A careful new report from CND demonstrates that replacing the Trident nuclear weapons submarine system will actually cost more jobs than it generates, and that cancelling the project gives Britain a golden opportunity to use its industrial skills for a green economy.
Recent weeks have seen a furious struggle within the military establishment, as the Ministry of Defence (MoD) has struggled to plan for the 10%-20% cuts being demanded. Because the Conservative-Lib Dem coalition government has insisted that the costs of the Trident replacement programme come out of the main MoD budget, this has placed huge pressure on conventional military spending, with dramatic cuts likely.
On 14 September, the Campaign for Nuclear Disarmament (CND) launched a report on the economics of Trident replacement at the Trade Union Congress conference in Manchester. Using official figures, the report shows that the cancellation of surface ships, aircraft, armoured vehicles and RAF bases, as a result of the need to pay for Trident replacement, would endanger far more jobs than the relatively small numbers that would go were Trident replacement to be cancelled. More importantly, scrapping Trident replacement would free up workers with skills needed for complex submarine and shipbuilding, skills which are similar to those required for wave and tidal energy development.

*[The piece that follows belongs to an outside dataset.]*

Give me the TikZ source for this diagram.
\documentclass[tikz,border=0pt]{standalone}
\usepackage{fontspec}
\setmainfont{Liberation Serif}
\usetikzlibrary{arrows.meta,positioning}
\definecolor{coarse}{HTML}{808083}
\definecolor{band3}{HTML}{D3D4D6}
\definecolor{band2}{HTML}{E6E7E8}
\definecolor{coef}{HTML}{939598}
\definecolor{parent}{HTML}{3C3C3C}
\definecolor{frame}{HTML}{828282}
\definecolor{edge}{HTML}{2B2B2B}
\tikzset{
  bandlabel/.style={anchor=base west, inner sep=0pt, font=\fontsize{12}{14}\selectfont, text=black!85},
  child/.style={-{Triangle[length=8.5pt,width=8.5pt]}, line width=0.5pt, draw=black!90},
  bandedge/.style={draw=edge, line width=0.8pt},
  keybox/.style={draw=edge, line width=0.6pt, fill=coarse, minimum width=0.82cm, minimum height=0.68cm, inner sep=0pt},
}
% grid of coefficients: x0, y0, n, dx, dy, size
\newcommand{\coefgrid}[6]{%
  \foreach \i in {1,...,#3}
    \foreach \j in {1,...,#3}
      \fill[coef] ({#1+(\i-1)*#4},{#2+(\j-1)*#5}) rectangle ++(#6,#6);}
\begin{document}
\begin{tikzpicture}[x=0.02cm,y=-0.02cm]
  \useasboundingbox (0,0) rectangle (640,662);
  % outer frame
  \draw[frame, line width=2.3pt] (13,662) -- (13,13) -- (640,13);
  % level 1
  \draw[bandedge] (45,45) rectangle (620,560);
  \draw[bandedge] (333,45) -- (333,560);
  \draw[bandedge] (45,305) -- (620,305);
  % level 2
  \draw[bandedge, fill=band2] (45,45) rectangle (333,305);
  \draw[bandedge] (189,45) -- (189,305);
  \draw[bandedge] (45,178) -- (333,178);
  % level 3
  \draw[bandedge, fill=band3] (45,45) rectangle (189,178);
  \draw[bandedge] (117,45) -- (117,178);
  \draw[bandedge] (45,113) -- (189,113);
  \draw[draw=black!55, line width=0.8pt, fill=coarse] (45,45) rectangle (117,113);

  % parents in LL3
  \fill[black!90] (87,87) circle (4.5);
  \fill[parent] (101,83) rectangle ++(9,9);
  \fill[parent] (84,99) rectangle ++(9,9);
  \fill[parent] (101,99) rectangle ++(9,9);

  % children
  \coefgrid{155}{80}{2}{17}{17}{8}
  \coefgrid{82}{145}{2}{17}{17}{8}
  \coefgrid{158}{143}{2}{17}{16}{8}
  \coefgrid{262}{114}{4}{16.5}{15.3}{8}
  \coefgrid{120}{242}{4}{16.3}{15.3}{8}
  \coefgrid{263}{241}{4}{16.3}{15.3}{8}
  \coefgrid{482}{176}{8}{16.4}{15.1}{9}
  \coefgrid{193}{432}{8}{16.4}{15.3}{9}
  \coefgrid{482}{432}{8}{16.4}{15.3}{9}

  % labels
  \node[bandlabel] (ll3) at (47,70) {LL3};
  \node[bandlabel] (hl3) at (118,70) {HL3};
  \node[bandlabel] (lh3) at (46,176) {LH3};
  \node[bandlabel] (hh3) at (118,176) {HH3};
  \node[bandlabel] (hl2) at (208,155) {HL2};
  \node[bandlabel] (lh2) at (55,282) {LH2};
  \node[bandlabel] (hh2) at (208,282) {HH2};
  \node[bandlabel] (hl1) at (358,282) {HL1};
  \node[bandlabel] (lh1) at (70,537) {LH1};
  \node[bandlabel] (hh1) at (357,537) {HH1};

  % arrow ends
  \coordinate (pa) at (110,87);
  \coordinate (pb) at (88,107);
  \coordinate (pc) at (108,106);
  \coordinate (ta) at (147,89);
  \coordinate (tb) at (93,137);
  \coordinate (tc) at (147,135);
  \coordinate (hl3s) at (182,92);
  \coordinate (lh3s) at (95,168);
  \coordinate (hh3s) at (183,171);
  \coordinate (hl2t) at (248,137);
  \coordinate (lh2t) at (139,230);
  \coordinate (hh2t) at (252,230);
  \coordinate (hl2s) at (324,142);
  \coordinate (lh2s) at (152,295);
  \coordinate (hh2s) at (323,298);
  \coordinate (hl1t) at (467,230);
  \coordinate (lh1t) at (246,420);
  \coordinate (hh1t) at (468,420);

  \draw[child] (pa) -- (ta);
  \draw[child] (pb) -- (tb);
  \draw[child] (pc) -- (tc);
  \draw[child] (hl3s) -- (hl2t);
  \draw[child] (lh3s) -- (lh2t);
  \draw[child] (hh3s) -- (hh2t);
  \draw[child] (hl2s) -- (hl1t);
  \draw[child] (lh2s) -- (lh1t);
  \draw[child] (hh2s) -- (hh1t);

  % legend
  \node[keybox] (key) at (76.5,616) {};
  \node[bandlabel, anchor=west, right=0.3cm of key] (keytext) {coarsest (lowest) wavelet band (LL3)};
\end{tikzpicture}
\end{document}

The Trident shipyard at Barrow “could become, with appropriate investment, a major centre for the design and manufacture of wave and tidal turbines”.
CND argues: “If we invest the money saved by cancelling Trident, we could make the UK a world leader in wave and tidal power technology and create hundreds of thousands of new jobs in Britain, more than compensating for the jobs lost by cancelling Trident replacement.” The morally-right thing to do is to abandon weapons of mass destruction and to use our skills, energy and financial resources to try to avoid runaway climate change. It is also the economically sensible thing to do.
Nobel laureate in economics Joseph Stiglitz argues that our priority today should be to “shift spending away from unproductive uses – such as wars in Afghanistan and Iraq, or unconditional bank bailouts that do not revive lending – toward high-return investments” such as investments in education, technology, and infrastructure, which can actually “lead to lower long-term deficits”.